Searchers mix several intents:
- Statistical significance backtest results for the mean return per trade
- Backtest enough trades to trust a drawdown estimate
- Backtest too few trades warnings when metrics swing on one outlier week
- Minimum trades statistical significance trading as a gate before deployment
Those are related but not identical. A high-frequency strategy might generate thousands of small trades that are highly correlated; effective sample size is smaller than the trade count suggests. A swing strategy might have two hundred trades across very different years; independence is higher, but regime coverage may still be poor.
What drives required sample size
- Variance of returns. High variance strategies need more trades for the same width of confidence on the mean.
- Tail risk. If your thesis depends on rare events, a few hundred trades can still hide a blow-up tail.
- Correlation of trades. Scalps on the same instrument in the same hour are not fully independent draws.
- Regime splits. If you only traded one bull year, you do not have evidence for a bear year no matter how many trades you stack inside that year.
- Multiple testing. If you tried fifty strategies and kept the best, classical p-values on the winner are not what you think they are (Data snooping).
Rules of thumb (use with salt)
These are sanity bands, not proofs:
- Below roughly thirty closed trades, talking about stable Sharpe or fine win-rate differences is usually fragile.
- Below roughly a few dozen walk-forward windows (if that is your unit), window-level metrics bounce for non-statistical reasons. See What is Walk-Forward Analysis? and WFE explained.
If you want a deeper statistical lens on multiple comparisons, read p-value in trading strategy validation and Probability of backtest overfitting (PBO).
Where minimum-trade gates come from
Serious pipelines often enforce minimum trade counts or minimum windows so obviously thin samples never get a full verdict. That is not statistics claiming mathematical proof on every run; it is quality control so you do not optimize on three lucky fills.
Backtest data quality trading checks matter for the same reason: if bars are wrong, the trade count can look high while the information content is low (Data Quality Guard).
Optimizers that search many parameters (for example Freqtrade hyperopt) inflate the risk of thin-sample winners unless you validate forward.
What to do when trade count is low
- Lengthen history if the strategy logic allows (and data is trustworthy).
- Loosen the claim: label the run exploratory rather than production-ready.
- Use bootstrap or permutation tools where appropriate, but do not pretend they fix bad data or lookahead (Monte Carlo).
- Cross-check with forward paper or tiny live risk (When is a strategy ready to deploy?).

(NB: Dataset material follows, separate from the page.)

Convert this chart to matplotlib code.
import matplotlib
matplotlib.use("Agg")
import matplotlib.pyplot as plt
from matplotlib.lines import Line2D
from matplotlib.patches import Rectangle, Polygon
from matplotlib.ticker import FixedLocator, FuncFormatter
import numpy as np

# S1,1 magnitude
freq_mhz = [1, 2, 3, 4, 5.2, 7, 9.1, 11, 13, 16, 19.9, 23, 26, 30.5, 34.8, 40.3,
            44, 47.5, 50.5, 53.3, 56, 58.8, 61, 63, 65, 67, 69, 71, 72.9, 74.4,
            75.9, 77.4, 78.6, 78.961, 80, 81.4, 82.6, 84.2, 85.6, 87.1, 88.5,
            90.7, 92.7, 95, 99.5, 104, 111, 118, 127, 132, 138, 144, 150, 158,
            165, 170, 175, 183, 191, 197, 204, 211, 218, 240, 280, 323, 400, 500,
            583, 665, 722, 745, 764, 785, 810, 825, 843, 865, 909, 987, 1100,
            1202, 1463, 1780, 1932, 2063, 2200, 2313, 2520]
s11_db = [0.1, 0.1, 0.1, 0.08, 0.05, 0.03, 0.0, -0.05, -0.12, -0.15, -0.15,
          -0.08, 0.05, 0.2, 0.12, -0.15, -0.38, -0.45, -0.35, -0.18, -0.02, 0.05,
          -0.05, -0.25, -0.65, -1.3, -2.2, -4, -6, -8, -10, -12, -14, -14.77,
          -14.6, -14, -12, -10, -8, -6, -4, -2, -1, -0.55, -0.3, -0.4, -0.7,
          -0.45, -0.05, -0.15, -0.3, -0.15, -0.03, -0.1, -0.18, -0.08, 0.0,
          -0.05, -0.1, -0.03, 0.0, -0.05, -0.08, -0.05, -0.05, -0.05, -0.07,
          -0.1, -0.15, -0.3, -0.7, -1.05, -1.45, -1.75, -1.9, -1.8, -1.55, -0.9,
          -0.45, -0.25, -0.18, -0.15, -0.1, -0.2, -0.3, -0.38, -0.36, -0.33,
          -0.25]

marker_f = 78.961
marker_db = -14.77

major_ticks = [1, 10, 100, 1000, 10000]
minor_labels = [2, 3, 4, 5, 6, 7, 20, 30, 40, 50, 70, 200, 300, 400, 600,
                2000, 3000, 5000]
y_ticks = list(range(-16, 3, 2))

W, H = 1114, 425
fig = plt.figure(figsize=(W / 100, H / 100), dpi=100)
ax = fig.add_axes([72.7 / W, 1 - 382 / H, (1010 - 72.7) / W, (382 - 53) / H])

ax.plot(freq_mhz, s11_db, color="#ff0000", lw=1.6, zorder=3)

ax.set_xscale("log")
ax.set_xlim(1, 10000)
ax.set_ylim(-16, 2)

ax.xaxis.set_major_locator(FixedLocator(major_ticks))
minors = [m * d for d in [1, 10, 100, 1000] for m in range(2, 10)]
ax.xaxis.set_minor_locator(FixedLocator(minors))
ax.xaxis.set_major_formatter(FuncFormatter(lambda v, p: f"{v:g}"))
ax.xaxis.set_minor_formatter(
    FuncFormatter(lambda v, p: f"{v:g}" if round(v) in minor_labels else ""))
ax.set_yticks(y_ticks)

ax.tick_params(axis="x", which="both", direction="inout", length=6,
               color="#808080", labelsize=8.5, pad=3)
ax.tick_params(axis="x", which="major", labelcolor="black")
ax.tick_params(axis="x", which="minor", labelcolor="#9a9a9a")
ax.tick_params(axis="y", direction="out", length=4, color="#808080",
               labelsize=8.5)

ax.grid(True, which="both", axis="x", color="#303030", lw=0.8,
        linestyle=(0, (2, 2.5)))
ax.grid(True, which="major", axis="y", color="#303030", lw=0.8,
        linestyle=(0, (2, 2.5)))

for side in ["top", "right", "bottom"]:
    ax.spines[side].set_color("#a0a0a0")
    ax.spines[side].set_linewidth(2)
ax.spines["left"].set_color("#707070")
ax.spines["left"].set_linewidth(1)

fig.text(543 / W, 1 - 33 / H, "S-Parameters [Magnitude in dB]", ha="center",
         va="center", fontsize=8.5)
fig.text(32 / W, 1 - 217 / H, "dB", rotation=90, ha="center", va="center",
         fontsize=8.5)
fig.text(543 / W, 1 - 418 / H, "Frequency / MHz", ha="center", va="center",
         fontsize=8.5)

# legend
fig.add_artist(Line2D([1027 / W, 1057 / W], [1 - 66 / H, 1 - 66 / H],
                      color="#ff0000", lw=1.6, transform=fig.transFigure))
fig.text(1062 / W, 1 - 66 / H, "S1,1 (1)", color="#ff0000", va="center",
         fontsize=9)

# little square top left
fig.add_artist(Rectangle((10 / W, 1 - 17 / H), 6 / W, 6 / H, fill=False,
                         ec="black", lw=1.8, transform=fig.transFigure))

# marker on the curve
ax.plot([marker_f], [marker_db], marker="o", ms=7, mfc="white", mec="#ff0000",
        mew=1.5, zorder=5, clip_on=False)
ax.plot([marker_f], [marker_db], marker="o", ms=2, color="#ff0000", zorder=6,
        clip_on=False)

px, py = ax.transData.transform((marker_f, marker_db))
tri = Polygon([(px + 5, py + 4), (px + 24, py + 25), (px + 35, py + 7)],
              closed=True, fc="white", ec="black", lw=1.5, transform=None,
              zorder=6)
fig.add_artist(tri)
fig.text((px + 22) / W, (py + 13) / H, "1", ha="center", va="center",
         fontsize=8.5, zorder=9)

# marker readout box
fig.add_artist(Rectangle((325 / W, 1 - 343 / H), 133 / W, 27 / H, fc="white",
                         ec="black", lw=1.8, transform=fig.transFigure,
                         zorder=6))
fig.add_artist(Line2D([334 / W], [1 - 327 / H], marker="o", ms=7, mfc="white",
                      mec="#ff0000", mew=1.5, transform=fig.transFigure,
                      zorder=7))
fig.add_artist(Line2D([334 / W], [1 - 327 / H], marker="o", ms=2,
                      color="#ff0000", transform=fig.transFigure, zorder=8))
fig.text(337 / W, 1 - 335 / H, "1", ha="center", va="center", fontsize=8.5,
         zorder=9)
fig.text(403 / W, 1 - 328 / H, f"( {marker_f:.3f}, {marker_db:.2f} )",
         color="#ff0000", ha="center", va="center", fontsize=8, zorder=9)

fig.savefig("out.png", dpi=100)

FAQ: direct answers to common searches
Is there a magic number for how far back to backtest? See how far back to backtest strategy decisions in context: you need enough regime coverage and enough trades, not only a long calendar window.

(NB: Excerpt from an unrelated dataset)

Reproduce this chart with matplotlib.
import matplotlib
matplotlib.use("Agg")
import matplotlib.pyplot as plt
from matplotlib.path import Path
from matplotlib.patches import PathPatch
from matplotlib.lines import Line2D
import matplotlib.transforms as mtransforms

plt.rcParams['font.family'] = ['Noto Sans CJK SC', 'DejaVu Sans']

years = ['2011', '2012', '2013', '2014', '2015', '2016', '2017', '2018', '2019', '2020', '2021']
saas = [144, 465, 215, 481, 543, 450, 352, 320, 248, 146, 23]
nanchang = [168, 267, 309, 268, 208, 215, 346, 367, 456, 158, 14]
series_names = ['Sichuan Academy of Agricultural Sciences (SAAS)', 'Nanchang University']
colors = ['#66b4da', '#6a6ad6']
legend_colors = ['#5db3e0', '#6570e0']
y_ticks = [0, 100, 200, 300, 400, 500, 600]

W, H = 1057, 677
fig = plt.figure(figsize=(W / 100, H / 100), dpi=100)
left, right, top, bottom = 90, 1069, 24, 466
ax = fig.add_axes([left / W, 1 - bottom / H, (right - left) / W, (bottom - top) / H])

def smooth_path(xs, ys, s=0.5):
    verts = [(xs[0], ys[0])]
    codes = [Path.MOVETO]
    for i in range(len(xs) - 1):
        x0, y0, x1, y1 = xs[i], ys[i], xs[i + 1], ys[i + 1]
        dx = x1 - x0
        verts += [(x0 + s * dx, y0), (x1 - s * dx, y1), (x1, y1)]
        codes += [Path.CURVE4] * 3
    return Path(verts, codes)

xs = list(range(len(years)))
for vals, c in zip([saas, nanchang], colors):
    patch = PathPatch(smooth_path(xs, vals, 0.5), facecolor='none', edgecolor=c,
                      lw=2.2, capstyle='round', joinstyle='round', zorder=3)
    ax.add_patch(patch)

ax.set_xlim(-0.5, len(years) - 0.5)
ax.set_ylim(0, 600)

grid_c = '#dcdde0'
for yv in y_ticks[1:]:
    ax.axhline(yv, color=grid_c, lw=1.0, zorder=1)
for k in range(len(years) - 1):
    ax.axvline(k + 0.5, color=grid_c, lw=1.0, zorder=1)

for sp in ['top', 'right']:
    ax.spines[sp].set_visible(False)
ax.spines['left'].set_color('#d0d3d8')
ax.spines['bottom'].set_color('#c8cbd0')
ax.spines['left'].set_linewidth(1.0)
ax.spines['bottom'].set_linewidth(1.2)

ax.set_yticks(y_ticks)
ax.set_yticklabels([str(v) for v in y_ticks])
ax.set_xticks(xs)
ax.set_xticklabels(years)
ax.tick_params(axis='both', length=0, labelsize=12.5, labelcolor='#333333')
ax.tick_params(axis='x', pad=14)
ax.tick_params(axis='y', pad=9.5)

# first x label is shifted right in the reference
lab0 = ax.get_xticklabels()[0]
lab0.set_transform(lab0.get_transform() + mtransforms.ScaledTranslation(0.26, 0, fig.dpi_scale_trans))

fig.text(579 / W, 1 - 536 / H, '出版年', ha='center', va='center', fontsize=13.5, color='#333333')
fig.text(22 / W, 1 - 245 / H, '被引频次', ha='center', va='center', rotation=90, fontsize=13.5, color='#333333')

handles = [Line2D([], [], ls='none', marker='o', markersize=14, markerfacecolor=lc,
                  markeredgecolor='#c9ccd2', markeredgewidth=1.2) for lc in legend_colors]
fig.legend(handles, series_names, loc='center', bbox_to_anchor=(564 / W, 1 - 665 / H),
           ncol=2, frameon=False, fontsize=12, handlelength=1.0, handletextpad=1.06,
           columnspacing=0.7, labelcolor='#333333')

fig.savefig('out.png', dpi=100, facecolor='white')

Do minimum trades guarantee profit? No. They reduce obvious nonsense, not market risk.
Related reading
- Data Quality Guard in the guide for why bad bars break good math.
- Methodology for how Kiploks frames evidence.
Related articles
- What is Walk-Forward Analysis? Complete guide
- Walk-Forward Efficiency (WFE) explained
- Freqtrade hyperopt results: how to detect overfitting before deploying
- When is a trading strategy ready to deploy?
- Look-ahead bias in backtesting
The honest answer to the title question: enough trades that your key metrics stabilize when you remove windows or add stress to costs, and enough clean data that removing a suspicious segment does not flip the story. Everything else is a rounding error on hope.